The use of militant tactics and confrontations with police have started to be used by a small but high profile group of people. Getting to the heart of what they really believe has proved to be extremely difficult, though.
Cross posted from Pruning Shears.
This was published with considerable feedback from several bloggers at Corrente: DCblogger, affinis, lambert and okanogen. My sincere thanks to all of them for their help. Note: this post was updated shortly after publication.
When writing about violence at Occupy there seems to be a great deal of controversy over what the word itself means, so I'll lead this post with what I hope is an unobjectionable definition. Since it comes from Google (via) it may well be the most-read definition of violence in the English speaking world:
violence - noun - Behavior involving physical force intended to hurt, damage, or kill someone or something.
Now, some don't think that's what violence is. Some strenuously object to the last two words
and insist violence can only be done to someone, not some
thing1.
For purposes of a public discussion, though, it's best to go with the commonly understood definition. That common understanding may be wrong, and you may think the vast majority of people are credulous fools for believing as they do. That's fine! Do your best to persuade them that violence cannot be done to some thing, only some one. (Or, if you want, that violence is really an ice cream sandwich.) Make that your project.

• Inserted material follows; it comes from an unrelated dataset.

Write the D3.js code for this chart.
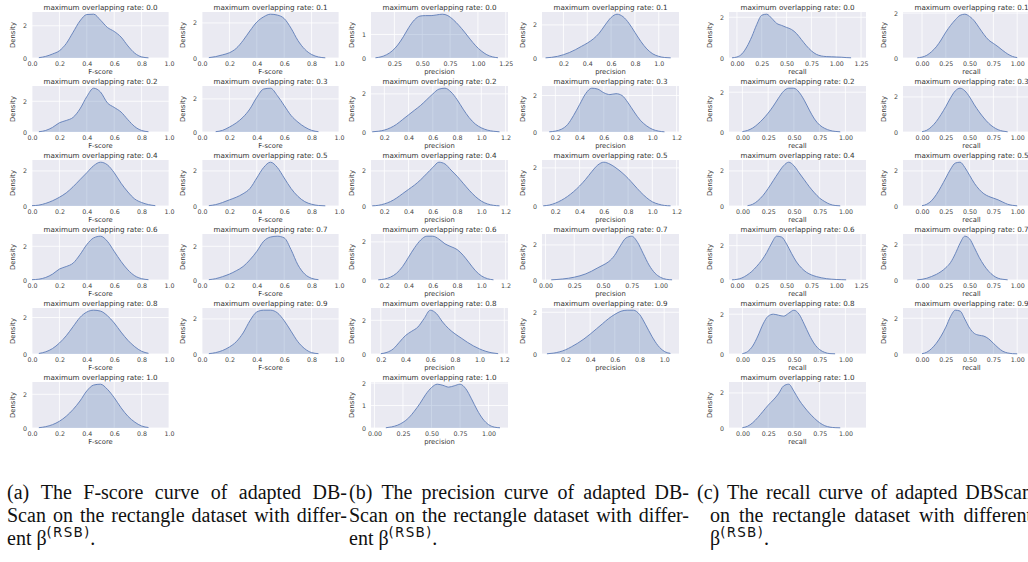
<!DOCTYPE html>
<html>
<head>
<meta charset="utf-8">
<script src="https://cdn.jsdelivr.net/npm/d3@7"></script>
<style>
  body { margin: 0; background: #fff; }
  svg { display: block; }
  .tick text { font-family: "DejaVu Sans", sans-serif; font-size: 6.3px; fill: #444; }
  .cap { font-family: "Liberation Serif", "Times New Roman", serif; font-size: 20px; fill: #111; }
</style>
</head>
<body>
<div id="chart"></div>
<script>
var rates = ["0.0", "0.1", "0.2", "0.3", "0.4", "0.5", "0.6", "0.7", "0.8", "0.9", "1.0"];
var sampleStep = 0.05; // density is read every 0.05 along x

// F-score densities
var fscoreStart = [0.05, 0.05, 0.05, 0.1, 0.0, 0.05, 0.0, 0.05, 0.05, 0.05, 0.05];
var fscoreDensity = [
  [0.02,0.1,0.25,0.45,0.9,1.6,2.3,2.7,2.72,2.35,1.9,1.65,1.3,0.75,0.3,0.07,0.01],
  [0.02,0.08,0.18,0.3,0.55,1.0,1.55,2.05,2.35,2.5,2.45,2.25,1.7,1.0,0.5,0.2,0.06,0.01],
  [0.02,0.1,0.3,0.6,0.75,0.95,1.5,2.3,2.85,2.6,1.9,1.6,1.3,0.8,0.35,0.1,0.02],
  [0.02,0.1,0.3,0.55,0.9,1.4,2.1,2.6,2.65,2.2,1.6,1.0,0.6,0.3,0.1,0.02],
  [0.02,0.05,0.15,0.3,0.5,0.75,1.1,1.5,1.9,2.3,2.5,2.35,1.9,1.3,0.8,0.4,0.2,0.08,0.02],
  [0.02,0.08,0.2,0.35,0.5,0.7,1.0,1.6,2.2,2.5,2.2,1.6,1.0,0.55,0.25,0.1,0.03,0.01],
  [0.02,0.05,0.15,0.35,0.65,0.8,1.0,1.5,2.1,2.5,2.6,2.3,1.7,1.1,0.6,0.25,0.08,0.02],
  [0.02,0.08,0.2,0.35,0.55,0.8,1.2,1.7,2.3,2.55,2.6,2.5,1.8,0.9,0.35,0.1,0.02],
  [0.03,0.12,0.3,0.6,1.0,1.5,2.0,2.3,2.4,2.35,2.1,1.7,1.2,0.75,0.4,0.15,0.04],
  [0.02,0.08,0.2,0.4,0.7,1.2,1.9,2.4,2.5,2.5,2.35,1.9,1.3,0.7,0.3,0.08,0.02],
  [0.02,0.08,0.2,0.4,0.7,1.1,1.6,2.2,2.55,2.6,2.3,1.8,1.2,0.7,0.35,0.12,0.03]
];
var fscoreXlim = [[0,1],[0,1],[0,1],[0,1],[0,1],[0,1],[0,1],[0,1],[0,1],[0,1],[0,1]];
var fscoreTickStep = [0.2,0.2,0.2,0.2,0.2,0.2,0.2,0.2,0.2,0.2,0.2];
var fscoreYStep = [2,2,2,2,2,2,2,2,2,2,2];

// precision densities
var precisionStart = [0.08, 0.05, 0.1, 0.15, 0.1, 0.1, 0.15, 0.05, 0.2, 0.05, 0.1];
var precisionDensity = [
  [0.01,0.05,0.14,0.3,0.55,0.9,1.3,1.62,1.78,1.8,1.8,1.83,1.86,1.8,1.62,1.38,1.1,0.8,0.52,0.3,0.14,0.05,0.01],
  [0.01,0.04,0.1,0.2,0.33,0.5,0.7,0.9,1.15,1.5,2.0,2.45,2.65,2.5,2.1,1.55,1.0,0.55,0.25,0.1,0.03,0.01],
  [0.01,0.04,0.1,0.22,0.4,0.65,0.9,1.15,1.4,1.7,2.0,2.25,2.3,2.1,1.7,1.2,0.75,0.42,0.22,0.1,0.04,0.01],
  [0.01,0.05,0.15,0.4,0.9,1.5,2.1,2.4,2.35,2.15,2.05,2.1,2.0,1.6,1.1,0.65,0.35,0.15,0.05,0.01],
  [0.01,0.04,0.12,0.25,0.45,0.7,0.95,1.2,1.5,1.85,2.2,2.5,2.4,2.05,1.7,1.3,0.9,0.55,0.28,0.12,0.04,0.01],
  [0.01,0.05,0.15,0.3,0.5,0.75,1.05,1.4,1.8,2.15,2.3,2.2,2.0,1.75,1.45,1.1,0.75,0.45,0.22,0.1,0.03,0.01],
  [0.01,0.05,0.15,0.35,0.7,1.2,1.7,2.1,2.3,2.3,2.15,1.9,1.75,1.6,1.3,0.9,0.5,0.22,0.07,0.01],
  [0.01,0.03,0.06,0.1,0.16,0.24,0.35,0.5,0.68,0.85,1.05,1.4,1.95,2.4,2.5,2.15,1.5,0.85,0.4,0.15,0.04,0.01],
  [0.02,0.1,0.3,0.7,1.1,1.35,1.6,2.1,2.6,2.4,1.9,1.5,1.2,0.95,0.7,0.48,0.3,0.16,0.07,0.02],
  [0.01,0.04,0.1,0.2,0.35,0.52,0.72,0.95,1.2,1.45,1.7,1.9,2.05,2.1,2.1,1.9,1.4,0.85,0.4,0.13,0.03],
  [0.01,0.05,0.12,0.25,0.45,0.75,1.1,1.5,1.8,1.95,1.9,1.82,1.88,1.95,1.75,1.3,0.8,0.4,0.15,0.04,0.01]
];
var precisionXlim = [[0.04,1.27],[0.02,1.17],[0.09,1.22],[0.09,1.22],[0.09,1.22],[0.09,1.22],[0.09,1.22],[-0.03,1.16],[0.12,1.23],[0.01,1.12],[-0.03,1.17]];
var precisionTickStep = [0.25,0.2,0.2,0.2,0.2,0.2,0.2,0.25,0.2,0.2,0.25];
var precisionYStep = [1,2,2,2,2,2,2,2,2,2,1];

// recall densities
var recallStart = [-0.05, -0.05, 0.0, 0.0, 0.05, 0.0, -0.05, -0.05, 0.0, 0.0, 0.0];
var recallDensity = [
  [0.01,0.05,0.2,0.55,1.05,1.65,2.1,2.15,1.95,1.7,1.6,1.5,1.4,1.2,0.9,0.6,0.35,0.18,0.1,0.07,0.06,0.05,0.04,0.02,0.01],
  [0.01,0.04,0.12,0.28,0.5,0.8,1.15,1.45,1.7,1.9,1.95,1.85,1.65,1.35,1.05,0.8,0.65,0.5,0.33,0.18,0.07,0.02],
  [0.02,0.08,0.2,0.4,0.65,0.95,1.3,1.7,2.05,2.2,2.2,2.0,1.6,1.1,0.65,0.35,0.18,0.08,0.03,0.01],
  [0.02,0.1,0.3,0.6,1.0,1.45,1.95,2.35,2.5,2.35,2.0,1.55,1.15,0.8,0.5,0.28,0.13,0.05,0.01],
  [0.02,0.1,0.3,0.6,1.0,1.45,1.9,2.3,2.5,2.3,1.9,1.5,1.1,0.75,0.45,0.25,0.1,0.03,0.01],
  [0.02,0.1,0.3,0.65,1.1,1.6,2.1,2.45,2.5,2.2,1.75,1.3,0.95,0.7,0.55,0.45,0.35,0.22,0.1,0.04,0.01],
  [0.01,0.04,0.12,0.28,0.5,0.8,1.15,1.6,2.15,2.55,2.5,2.1,1.55,1.05,0.7,0.45,0.3,0.2,0.13,0.08,0.05,0.03,0.02,0.01],
  [0.01,0.04,0.1,0.2,0.32,0.48,0.7,1.0,1.5,2.1,2.5,2.35,1.85,1.3,0.85,0.5,0.25,0.1,0.04,0.01],
  [0.02,0.12,0.4,0.9,1.5,1.9,2.0,1.95,1.9,2.05,2.2,2.0,1.5,0.95,0.5,0.22,0.08,0.02,0.01],
  [0.02,0.1,0.3,0.6,1.0,1.5,2.1,2.45,2.4,1.95,1.45,1.15,1.05,1.0,0.85,0.6,0.35,0.15,0.06,0.02,0.01],
  [0.02,0.1,0.3,0.6,0.95,1.3,1.6,1.95,2.4,2.5,2.1,1.6,1.2,0.85,0.55,0.3,0.13,0.05,0.02,0.01]
];
var recallXlim = [[-0.08,1.3],[-0.2,1.24],[-0.13,1.2],[-0.2,1.24],[-0.13,1.2],[-0.2,1.24],[-0.08,1.3],[-0.2,1.24],[-0.13,1.2],[-0.2,1.24],[-0.13,1.2]];
var recallTickStep = [0.25,0.25,0.25,0.25,0.25,0.25,0.25,0.25,0.25,0.25,0.25];
var recallYStep = [2,2,2,2,2,2,2,2,2,2,2];

var captions = [
  ["(a) The F-score curve of adapted DB-", "Scan on the rectangle dataset with differ-", "ent β"],
  ["(b) The precision curve of adapted DB-", "Scan on the rectangle dataset with differ-", "ent β"],
  ["(c) The recall curve of adapted DBScan", "on the rectangle dataset with different", "β"]
];
var captionSup = "(RSB)";

var svgWidth = 1028;
var svgHeight = 562;
var plotW = 137, plotH = 46;
var firstTop = 12, rowPitch = 74;

var groups = [
  { xlabel: "F-score", left: [32, 202], start: fscoreStart, dens: fscoreDensity, xlim: fscoreXlim, step: fscoreTickStep, ystep: fscoreYStep, capX: 7, capW: 340, indent: 0 },
  { xlabel: "precision", left: [371, 542], start: precisionStart, dens: precisionDensity, xlim: precisionXlim, step: precisionTickStep, ystep: precisionYStep, capX: 349, capW: 340, indent: 0 },
  { xlabel: "recall", left: [729, 903], start: recallStart, dens: recallDensity, xlim: recallXlim, step: recallTickStep, ystep: recallYStep, capX: 697, capW: 335, indent: 13 }
];

var svg = d3.select("#chart")
  .append("svg")
  .attr("width", svgWidth)
  .attr("height", svgHeight);

var area = d3.area().curve(d3.curveMonotoneX);
var line = d3.line().curve(d3.curveMonotoneX);

groups.forEach(function(grp) {
  rates.forEach(function(rate, k) {
    var row = Math.floor(k / 2), col = k % 2;
    var left = grp.left[col];
    var top = firstTop + row * rowPitch;
    var pts = grp.dens[k].map(function(d, i) { return [grp.start[k] + i * sampleStep, d]; });
    var ymax = d3.max(grp.dens[k]) * 1.05;

    var x = d3.scaleLinear().domain(grp.xlim[k]).range([0, plotW]);
    var y = d3.scaleLinear().domain([0, ymax]).range([plotH, 0]);

    var st = grp.step[k];
    var xticks = d3.range(Math.ceil(grp.xlim[k][0] / st - 1e-6), Math.floor(grp.xlim[k][1] / st + 1e-6) + 1)
      .map(function(i) { return i * st; });
    var yticks = d3.range(0, Math.floor(ymax / grp.ystep[k]) + 1).map(function(i) { return i * grp.ystep[k]; });
    var fmt = d3.format(st === 0.25 ? ".2f" : ".1f");

    var g = svg.append("g").attr("transform", `translate(${left}, ${top})`);

    g.append("rect").attr("width", plotW).attr("height", plotH).attr("fill", "#EAEAF2");

    // white grid
    g.append("g").selectAll("line").data(xticks).enter().append("line")
      .attr("x1", d => x(d)).attr("x2", d => x(d))
      .attr("y1", 0).attr("y2", plotH)
      .attr("stroke", "#fff").attr("stroke-width", 0.8);
    g.append("g").selectAll("line").data(yticks).enter().append("line")
      .attr("x1", 0).attr("x2", plotW)
      .attr("y1", d => y(d)).attr("y2", d => y(d))
      .attr("stroke", "#fff").attr("stroke-width", 0.8);

    area.x(d => x(d[0])).y0(y(0)).y1(d => y(d[1]));
    line.x(d => x(d[0])).y(d => y(d[1]));

    g.append("path").datum(pts).attr("d", area)
      .attr("fill", "#4C72B0").attr("fill-opacity", 0.28);
    g.append("path").datum(pts).attr("d", line)
      .attr("fill", "none").attr("stroke", "#5F7DB8").attr("stroke-width", 0.9);

    var bottomAxis = d3.axisBottom(x).tickValues(xticks).tickFormat(fmt).tickSize(0).tickPadding(4);
    var leftAxis = d3.axisLeft(y).tickValues(yticks).tickFormat(d3.format("d")).tickSize(0).tickPadding(5);

    g.append("g").attr("transform", `translate(0, ${plotH})`).call(bottomAxis)
      .call(a => a.select(".domain").remove());
    g.append("g").call(leftAxis)
      .call(a => a.select(".domain").remove());

    g.append("text")
      .attr("x", plotW / 2).attr("y", -2.5)
      .attr("text-anchor", "middle")
      .attr("font-family", "DejaVu Sans").attr("font-size", 7.2).attr("fill", "#333")
      .text("maximum overlapping rate: " + rate);

    g.append("text")
      .attr("x", plotW / 2).attr("y", plotH + 15.5)
      .attr("text-anchor", "middle")
      .attr("font-family", "DejaVu Sans").attr("font-size", 6.8).attr("fill", "#333")
      .text(grp.xlabel);

    g.append("text")
      .attr("transform", `translate(-17, ${plotH / 2}) rotate(-90)`)
      .attr("text-anchor", "middle")
      .attr("font-family", "DejaVu Sans").attr("font-size", 6.8).attr("fill", "#333")
      .text("Density");
  });
});

// captions, justified like the paper layout
var capY = [499, 522, 545];

function justifyLine(text, x0, yy, width) {
  var words = text.split(" ");
  var t = svg.append("text").attr("class", "cap").attr("y", yy);
  var spans = words.map(w => t.append("tspan").text(w));
  var lens = spans.map(s => s.node().getComputedTextLength());
  var gap = (width - d3.sum(lens)) / (words.length - 1);
  var cx = x0;
  spans.forEach(function(s, i) { s.attr("x", cx); cx += lens[i] + gap; });
}

groups.forEach(function(grp, gi) {
  var lines = captions[gi];
  justifyLine(lines[0], grp.capX, capY[0], grp.capW);
  justifyLine(lines[1], grp.capX + grp.indent, capY[1], grp.capW - grp.indent);
  var t = svg.append("text").attr("class", "cap")
    .attr("x", grp.capX + grp.indent).attr("y", capY[2]);
  t.append("tspan").text(lines[2]);
  t.append("tspan").attr("dy", -8)
    .attr("font-family", "DejaVu Sans").attr("font-size", 13.5).attr("letter-spacing", 1.2)
    .text(captionSup);
  t.append("tspan").attr("dy", 8).text(".");
});
</script>
</body>
</html>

Language evolves; do your part!
Until you reach that critical mass, though, you can't just redefine a word and then insist that your new definition be the one everyone uses. This is an example of the kind of frustration okanogen was referring to when he wrote "debating violence advocates [VAs] is like nailing jello to a wall." So once again, just to be extra clear, the definition of violence in this post is the common one: Behavior involving physical force intended to hurt, damage, or kill someone or something.
VAs often seem to edge right up to approving of violence, but never take that last little step. For instance, Graeber writes: "While I have never personally engaged in acts of property destruction, I have on more than one occasion taken part in Blocs where property damage has occurred." He has the opportunity to disavow the violence (keeping in mind that under the novel VA definition property destruction is not violence), yet chooses not to.2
"While I have never personally engaged in acts of property destruction" is a curious construct. It reads as though he understands such violence would be widely disapproved of, so he does not want his own name actually attached to it - but that he is sympathetic to it. So he splits the difference; doesn't condemn it, but says he's never done it. Try that in another context and see how convincing it sounds: "While I have never personally engaged in [insert crime here], [finish sentence as best you can.]"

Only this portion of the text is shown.